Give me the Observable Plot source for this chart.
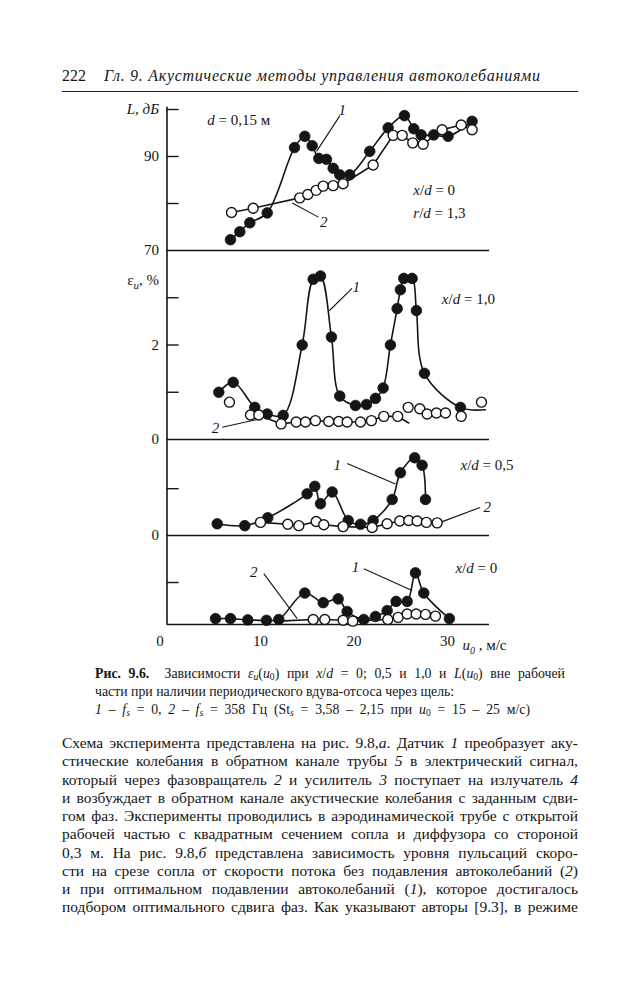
<!DOCTYPE html>
<html><head><meta charset="utf-8">
<script src="https://cdn.jsdelivr.net/npm/d3@7"></script>
<script src="https://cdn.jsdelivr.net/npm/@observablehq/plot@0.6"></script>
<style>
body{margin:0;background:#fff;}
#page{position:relative;width:639px;height:1000px;overflow:hidden;font-family:"Liberation Serif","DejaVu Serif",serif;color:#151515;background:#fff;}
.abs{position:absolute;}
#hdr{left:62px;top:67px;font-size:16px;white-space:nowrap;}
#hdrTitle{position:absolute;left:104px;top:67px;font-size:16px;font-style:italic;white-space:nowrap;}
#rule{left:62px;top:91px;width:516px;border-top:1.6px solid #222;}
#cap{left:95px;top:665px;width:470px;font-size:13.8px;line-height:18px;}
#cap div{white-space:nowrap;}
#cap .j{text-align:justify;text-align-last:justify;white-space:normal;}
#cap3{display:inline-block;}
sub{font-size:70%;vertical-align:-0.25em;line-height:0;}
#body{left:62px;top:734px;width:516px;font-size:15.5px;line-height:18.25px;}
#body div{text-align:justify;text-align-last:justify;white-space:nowrap;}
</style></head><body><div id="page">
<div class="abs" id="hdr">222</div>
<div id="hdrTitle">Гл. 9. Акустические методы управления автоколебаниями</div>
<div class="abs" id="rule"></div>
<div class="abs" id="cap">
<div class="j"><b>Рис. 9.6.</b>&nbsp; Зависимости <i>ε<sub>u</sub></i>(<i>u</i><sub>0</sub>) при <i>x</i>/<i>d</i> = 0; 0,5 и 1,0 и <i>L</i>(<i>u</i><sub>0</sub>) вне рабочей</div>
<div>части при наличии периодического вдува-отсоса через щель:</div>
<div><span id="cap3"><i>1</i> – <i>f<sub>s</sub></i> = 0, <i>2</i> – <i>f<sub>s</sub></i> = 358 Гц (St<sub><i>s</i></sub> = 3,58 – 2,15 при <i>u</i><sub>0</sub> = 15 – 25 м/с)</span></div>
</div>
<div class="abs" id="body">
<div>Схема эксперимента представлена на рис. 9.8,<i>а</i>. Датчик <i>1</i> преобразует аку-</div>
<div>стические колебания в обратном канале трубы <i>5</i> в электрический сигнал,</div>
<div>который через фазовращатель <i>2</i> и усилитель <i>3</i> поступает на излучатель <i>4</i></div>
<div>и возбуждает в обратном канале акустические колебания с заданным сдви-</div>
<div>гом фаз. Эксперименты проводились в аэродинамической трубе с открытой</div>
<div>рабочей частью с квадратным сечением сопла и диффузора со стороной</div>
<div>0,3 м. На рис. 9.8,<i>б</i> представлена зависимость уровня пульсаций скоро-</div>
<div>сти на срезе сопла от скорости потока без подавления автоколебаний (<i>2</i>)</div>
<div>и при оптимальном подавлении автоколебаний (<i>1</i>), которое достигалось</div>
<div>подбором оптимального сдвига фаз. Как указывают авторы [9.3], в режиме</div>
</div>
</div>
<script>
// ---------- data ----------
const xDomain = [0, 34.5];
const xTicks = [0, 10, 20, 30];

// Panel 1: L(u0), dB, d = 0.15 m
const L_u1 = [6.79, 7.79, 8.86, 10.72, 13.64, 14.74, 15.53, 16.24, 17.06, 17.78, 18.48, 19.55, 21.69, 23.66, 25.4, 26.4, 27.19, 28.53, 30.07, 32.64];
const L_v1 = [72.3, 74.0, 75.9, 78.0, 91.9, 94.3, 92.3, 89.6, 89.4, 87.5, 86.1, 86.1, 91.1, 96.1, 98.7, 95.9, 94.6, 94.6, 94.3, 97.5];
const L_u2 = [6.9, 9.22, 14.2, 15.06, 15.96, 16.71, 17.78, 18.84, 22.05, 24.19, 25.16, 26.29, 27.4, 29.43, 31.47, 32.64];
const L_v2 = [78.1, 79.0, 81.2, 81.9, 82.8, 83.7, 83.8, 84.2, 88.2, 94.5, 94.5, 92.9, 92.6, 95.7, 96.7, 95.7];
const L_ticks = [80, 90, 100];

// Panel 2: eps_u, %, x/d = 1.0
const e10_u1 = [5.54, 7.08, 9.39, 10.72, 12.43, 14.46, 15.64, 16.42, 17.59, 18.48, 20.16, 21.34, 22.30, 23.12, 23.9, 24.62, 24.97, 25.33, 26.22, 26.68, 27.54, 31.39];
const e10_v1 = [1.00, 1.21, 0.68, 0.54, 0.51, 2.00, 3.39, 3.46, 2.17, 0.92, 0.72, 0.74, 0.87, 1.09, 2.00, 2.77, 3.17, 3.41, 3.41, 2.73, 1.40, 0.68];
const e10_u2 = [6.68, 8.93, 9.82, 12.21, 13.82, 14.81, 15.88, 17.30, 18.37, 19.27, 20.70, 21.87, 23.19, 24.68, 25.80, 27.04, 27.83, 28.82, 29.79, 31.47, 33.64];
const e10_v2 = [0.79, 0.52, 0.52, 0.33, 0.37, 0.37, 0.40, 0.38, 0.38, 0.37, 0.37, 0.40, 0.49, 0.49, 0.68, 0.65, 0.54, 0.56, 0.56, 0.49, 0.79];
const e10_line1End = [34.06, 0.63];
const e10_line2End = [25.86, 0.35];
const e10_ticks = [1, 2, 3];

// Panel 3: eps_u, %, x/d = 0.5
const e05_u1 = [5.37, 8.32, 10.78, 14.99, 15.81, 16.42, 17.67, 19.38, 20.70, 22.05, 24.09, 24.97, 26.5, 27.29, 27.65];
const e05_v1 = [0.25, 0.21, 0.38, 0.89, 1.05, 0.68, 0.93, 0.32, 0.24, 0.32, 0.77, 1.34, 1.66, 1.50, 0.77];
const e05_u2 = [10.0, 12.92, 14.1, 15.96, 16.77, 18.84, 21.95, 23.55, 24.9, 25.86, 26.76, 27.75, 28.9];
const e05_v2 = [0.28, 0.24, 0.21, 0.30, 0.23, 0.19, 0.17, 0.25, 0.31, 0.32, 0.31, 0.28, 0.27];
const e05_ticks = [1];

// Panel 4: eps_u, %, x/d = 0
const e0_u1 = [5.19, 6.79, 8.64, 10.64, 11.96, 14.74, 16.71, 18.31, 19.27, 21.05, 22.3, 23.55, 24.51, 25.69, 26.58, 27.47, 30.21];
const e0_v1 = [0.14, 0.14, 0.11, 0.10, 0.12, 0.75, 0.52, 0.61, 0.31, 0.12, 0.19, 0.33, 0.55, 0.55, 1.23, 0.75, 0.14];
const e0_u2 = [15.64, 16.88, 18.84, 19.87, 23.62, 24.73, 25.69, 26.65, 27.65, 28.72];
const e0_v2 = [0.12, 0.12, 0.10, 0.08, 0.12, 0.17, 0.25, 0.25, 0.24, 0.20];
const e0_line2Start = [11.96, 0.08];
const e0_ticks = [1];

// annotations (data units)
const notes1 = [{u: 4.3, v: 97.7, t: "d = 0,15 м"}, {u: 26.35, v: 82.8, t: "x/d = 0"}, {u: 26.35, v: 77.9, t: "r/d = 1,3"}];
const notes2 = [{u: 29.4, v: 2.98, t: "x/d = 1,0"}];
const notes3 = [{u: 31.4, v: 1.50, t: "x/d = 0,5"}];
const notes4 = [{u: 30.85, v: 1.33, t: "x/d = 0"}];
const nums1 = [{u: 18.74, v: 99.8, t: "1"}, {u: 16.77, v: 76.0, t: "2"}];
const nums2 = [{u: 20.24, v: 3.22, t: "1"}, {u: 5.19, v: 0.23, t: "2"}];
const nums3 = [{u: 18.2, v: 1.50, t: "1"}, {u: 34.25, v: 0.60, t: "2"}];
const nums4 = [{u: 9.28, v: 1.25, t: "2"}, {u: 20.16, v: 1.36, t: "1"}];
const leaders1 = [{x1: 18.5, y1: 98.7, x2: 16.0, y2: 91.1}, {x1: 16.2, y1: 77.1, x2: 13.4, y2: 80.1}];
const leaders2 = [{x1: 19.8, y1: 3.20, x2: 17.38, y2: 2.73}, {x1: 5.9, y1: 0.26, x2: 10.0, y2: 0.44}];
const leaders3 = [{x1: 19.27, y1: 1.54, x2: 24.44, y2: 1.10}, {x1: 33.5, y1: 0.60, x2: 29.25, y2: 0.28}];
const leaders4 = [{x1: 10.35, y1: 1.21, x2: 13.93, y2: 0.14}, {x1: 21.05, y1: 1.33, x2: 26.22, y2: 0.81}];
const xLabel = {u: 31.6, t: "u0, м/с"};

// ---------- helpers ----------
const zip = (a, b) => a.map((x, i) => ({x, y: b[i]}));
const pt = (p) => ({x: p[0], y: p[1]});

const rich = {
  "d = 0,15 м": '<tspan font-style="italic">d</tspan> = 0,15 м',
  "x/d = 0": '<tspan font-style="italic">x</tspan>/<tspan font-style="italic">d</tspan> = 0',
  "r/d = 1,3": '<tspan font-style="italic">r</tspan>/<tspan font-style="italic">d</tspan> = 1,3',
  "x/d = 1,0": '<tspan font-style="italic">x</tspan>/<tspan font-style="italic">d</tspan> = 1,0',
  "x/d = 0,5": '<tspan font-style="italic">x</tspan>/<tspan font-style="italic">d</tspan> = 0,5',
  "L, дБ": '<tspan font-style="italic">L, дБ</tspan>',
  "εu, %": 'ε<tspan font-style="italic" font-size="11" dy="4">u</tspan><tspan dy="-4">, %</tspan>',
  "u0, м/с": '<tspan font-style="italic">u</tspan><tspan font-style="italic" font-size="10" dy="4">0</tspan><tspan dy="-4"> , м/с</tspan>'
};

function panel(cfg) {
  const {top, height, marginTop = 0, marginBottom = 0, yDomain, axisTop, ticks, labels,
         line1, line2, dots1, dots2, notes, nums, leaders, curve1 = "catmull-rom", xAxis = false} = cfg;
  const ink = "#151515";
  const marks = [
    Plot.ruleX([0], {y1: yDomain[0], y2: axisTop, stroke: ink, strokeWidth: 1.6}),
    Plot.ruleY([yDomain[0]], {x1: xDomain[0], x2: xDomain[1], stroke: ink, strokeWidth: 1.6}),
    Plot.ruleY(ticks, {x1: 0, x2: 1.3, stroke: ink, strokeWidth: 1.4}),
    Plot.text(labels, {x: 0, y: "v", text: "t", dx: -8, textAnchor: "end", fontSize: 15, fill: ink}),
    Plot.line(line1, {x: "x", y: "y", curve: curve1, stroke: ink, strokeWidth: 1.6}),
    Plot.line(line2, {x: "x", y: "y", stroke: ink, strokeWidth: 1.6}),
    Plot.link(leaders, {x1: "x1", y1: "y1", x2: "x2", y2: "y2", stroke: ink, strokeWidth: 1.1}),
    Plot.dot(dots1, {x: "x", y: "y", r: 5.3, fill: ink, stroke: ink, strokeWidth: 0.8}),
    Plot.dot(dots2, {x: "x", y: "y", r: 5, fill: "white", stroke: ink, strokeWidth: 1.4}),
    Plot.text(notes, {x: "u", y: "v", text: "t", textAnchor: "start", fontSize: 15, fill: ink}),
    Plot.text(nums, {x: "u", y: "v", text: "t", fontSize: 15, fontStyle: "italic", fill: ink})
  ];
  if (xAxis) {
    const zero = xTicks.filter(d => d === 0), rest = xTicks.filter(d => d !== 0);
    marks.push(Plot.text(zero, {x: d => d, y: yDomain[0], text: d => String(d), dx: -7, dy: 17, fontSize: 15, fill: ink}));
    marks.push(Plot.text(rest, {x: d => d, y: yDomain[0], text: d => String(d), dy: 17, fontSize: 15, fill: ink}));
    marks.push(Plot.text([xLabel], {x: "u", y: yDomain[0], text: "t", dy: 21, textAnchor: "start", fontSize: 15, fill: ink}));
  }
  const svg = Plot.plot({
    width: 639, height, marginLeft: 166.5, marginRight: 150, marginTop, marginBottom,
    x: {domain: xDomain, axis: null},
    y: {domain: yDomain, axis: null},
    style: {overflow: "visible", fontFamily: "'Liberation Serif', serif", fontSize: "15px", background: "transparent"},
    marks
  });
  d3.select(svg).selectAll("text").each(function () {
    const k = this.textContent;
    if (rich[k]) this.innerHTML = rich[k];
  });
  const wrap = document.createElement("div");
  wrap.className = "abs";
  wrap.style.left = "0px";
  wrap.style.top = top + "px";
  wrap.appendChild(svg);
  document.getElementById("page").appendChild(wrap);
}

panel({
  top: 100, height: 150, marginTop: 9, yDomain: [70, 100], axisTop: 100.5, ticks: L_ticks,
  labels: [{v: 70, t: "70"}, {v: 90, t: "90"}, {v: 100, t: "L, дБ"}],
  line1: zip(L_u1, L_v1), line2: zip(L_u2, L_v2), dots1: zip(L_u1, L_v1), dots2: zip(L_u2, L_v2),
  notes: notes1, nums: nums1, leaders: leaders1
});
panel({
  top: 250, height: 189, yDomain: [0, 4], axisTop: 4, ticks: e10_ticks,
  labels: [{v: 0, t: "0"}, {v: 2, t: "2"}, {v: 3.37, t: "εu, %"}],
  line1: [...zip(e10_u1, e10_v1), pt(e10_line1End)],
  line2: [...zip(e10_u2, e10_v2).slice(1, 14), pt(e10_line2End)],
  dots1: zip(e10_u1, e10_v1), dots2: zip(e10_u2, e10_v2),
  notes: notes2, nums: nums2, leaders: leaders2
});
panel({
  top: 439, height: 96, yDomain: [0, 2.05], axisTop: 2.05, ticks: e05_ticks,
  labels: [{v: 0, t: "0"}],
  line1: zip(e05_u1, e05_v1), line2: zip(e05_u2, e05_v2),
  dots1: zip(e05_u1, e05_v1), dots2: zip(e05_u2, e05_v2),
  notes: notes3, nums: nums3, leaders: leaders3
});
panel({
  top: 535, height: 119, marginBottom: 30, yDomain: [0, 2.12], axisTop: 2.12, ticks: e0_ticks,
  labels: [],
  line1: zip(e0_u1, e0_v1), line2: [pt(e0_line2Start), ...zip(e0_u2, e0_v2)],
  dots1: zip(e0_u1, e0_v1), dots2: zip(e0_u2, e0_v2),
  notes: notes4, nums: nums4, leaders: leaders4, xAxis: true
});

// fit printed widths
function fitLetters(el, target) {
  const w = el.getBoundingClientRect().width;
  const n = el.textContent.length;
  el.style.letterSpacing = ((target - w) / (n - 1)) + "px";
}
function fitWords(el, target) {
  const w = el.getBoundingClientRect().width;
  const n = (el.textContent.match(/ /g) || []).length;
  if (n > 0 && target > w) el.style.wordSpacing = ((target - w) / n) + "px";
}
fitLetters(document.getElementById("hdrTitle"), 436);
fitWords(document.getElementById("cap3"), 435);
</script>
</body></html>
..............................
GIVEN EXERCISE >> Select and copy every line of the listing with the word "this".

EXERCISE RESPONSE >>
Give me the Observable Plot source for this chart.
    const k = this.textContent;
    if (rich[k]) this.innerHTML = rich[k];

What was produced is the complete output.